Une étude récente de GlobeScan montre qu’une proportion importante des citoyen.ne.s de l’UE souhaite passer plus de temps avec leur famille et leurs amis (78 %) ou dans la nature (74 %).
Bien que les Européens soient prêts à adopter des habitudes de consommation plus durables, trop de leviers persistent à pousser à la consommation.

Source : Bikanski

En finir avec les publicités criminelles

Le New Weather Institute a demandé l’interdiction de la publicité pour les véhicules utilitaires sportifs en raison du risque que représente l’augmentation des ventes de 4×4 pour la réalisation des objectifs climatiques du Royaume-Uni.

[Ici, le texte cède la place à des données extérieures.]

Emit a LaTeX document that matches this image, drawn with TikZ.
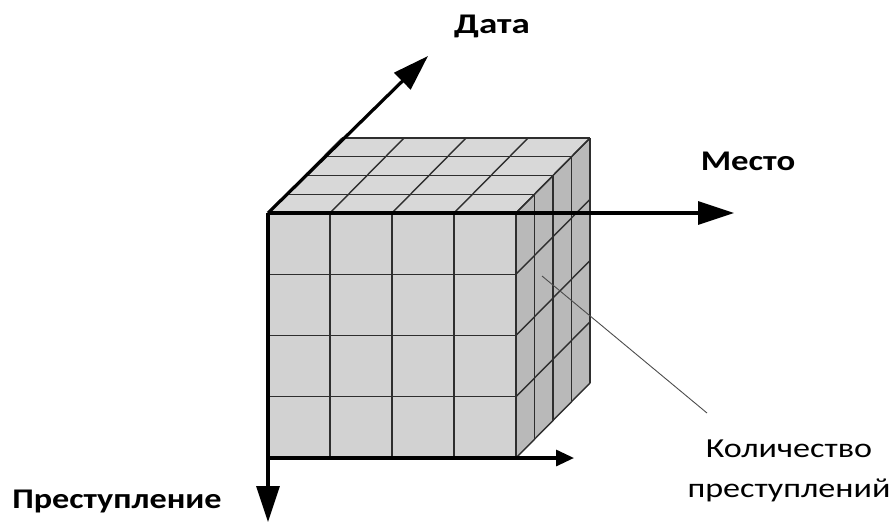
\documentclass[tikz,border=0pt]{standalone}
\usepackage{fontspec}
\setmainfont{Carlito}
\usetikzlibrary{arrows.meta}
\definecolor{frontc}{HTML}{D2D2D2}
\definecolor{topc}{HTML}{D8D8D8}
\definecolor{sidec}{HTML}{B9B9B9}
\definecolor{gridc}{HTML}{2E2E2E}
\tikzset{
  gridline/.style={draw=gridc, line width=1.4pt},
  axis/.style={line width=3.2pt, black},
  bighead/.style={-{Triangle[length=36pt,width=23pt]}},
  smallhead/.style={-{Triangle[length=18pt,width=16pt]}},
  axlabel/.style={font=\fontsize{28.5}{34}\selectfont\bfseries, inner sep=0pt, anchor=base},
  notelabel/.style={font=\fontsize{27.5}{40}\selectfont, inner sep=0pt, anchor=base},
}
\begin{document}
\begin{tikzpicture}[x=1pt,y=-1pt]
\useasboundingbox (0,0) rectangle (895,523);
% geometry
\def\dx{18.5}\def\dy{-18.75}
% faces
\fill[topc] (268,213) -- (516,213) -- (590,138) -- (342,138) -- cycle;
\fill[sidec] (516,213) -- (590,138) -- (590,383) -- (516,458) -- cycle;
\fill[frontc] (268,213) rectangle (516,458);
% top face grid
\foreach \k in {0,1,2,3,4}{
  \draw[gridline] ({268+\k*\dx},{213+\k*\dy}) -- ({516+\k*\dx},{213+\k*\dy});
  \draw[gridline] ({516+\k*\dx},{213+\k*\dy}) -- ({516+\k*\dx},{458+\k*\dy});
}
\foreach \x in {268,330,392,454,516}{
  \draw[gridline] (\x,213) -- ({\x+4*\dx},{213+4*\dy});
}
\foreach \y in {213,274.25,335.5,396.75,458}{
  \draw[gridline] (516,\y) -- ({516+4*\dx},{\y+4*\dy});
  \draw[gridline] (268,\y) -- (516,\y);
}
\foreach \x in {268,330,392,454,516}{
  \draw[gridline] (\x,213) -- (\x,458);
}
% axes
\coordinate (O) at (268,213);
\coordinate (B) at (268,458);
\coordinate (dateEnd) at (428,56);
\coordinate (placeEnd) at (734,213);
\coordinate (crimeEnd) at (268,522);
\coordinate (bottomEnd) at (574,458);
\draw[axis,bighead] (O) -- (dateEnd);
\draw[axis,bighead] (O) -- (placeEnd);
\draw[axis,bighead] (O) -- (crimeEnd);
\draw[axis,smallhead] (B) -- (bottomEnd);
% labels
\node[axlabel] (date) at (492,33) {\scalebox{1.3}[1]{Дата}};
\node[axlabel] (place) at (748,170) {\scalebox{1.22}[1]{Место}};
\node[axlabel] (crime) at (117,508) {\scalebox{1.2}[1]{Преступление}};
\node[notelabel] (count) at (789,457) {\scalebox{1.24}[1]{\begin{tabular}[t]{@{}c@{}}Количество\\преступлений\end{tabular}}};
\coordinate (cell) at (542,276);
\draw[gray!60!black, line width=0.9pt] (cell) -- (707,413);
\end{tikzpicture}
\end{document}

Alors qu’un débat intense sur la réglementation de la publicité est en cours en France, quatre chambres de commerce nationales, représentant des milliers d’entreprises de tous les secteurs, ont demandé l’interdiction du coup médiatique Black Friday, incitant à la surconsommation.

Stop adverts fuelling the climate emergency

On veut des objectifs et des contraintes

Compte tenu des limites de la planète et de notre « budget matériel », il est indéniable qu’il nous faut des objectifs absolus de réduction des matériaux ou un système de mesure équivalent.

Suite au signal envoyé par le Parlement Européen, et comme avec le budget carbone, il est nécessaire d’engager le débat de notre « budget matériel » sur base de justice sociale et environnementale.
Il revient notamment aux décideurs politiques et au secteur privé de faire en sorte que le choix le plus durable soit le plus facile d’accès pour les citoyens. La consommation durable doit soutenir la justice sociale et être aussi pratique que possible.

L’objectif est et restera de bien vivre dans les limites planétaires.

Plus de la moitié des émissions carbone produites depuis 1751 l’ont été ces 30 dernières années.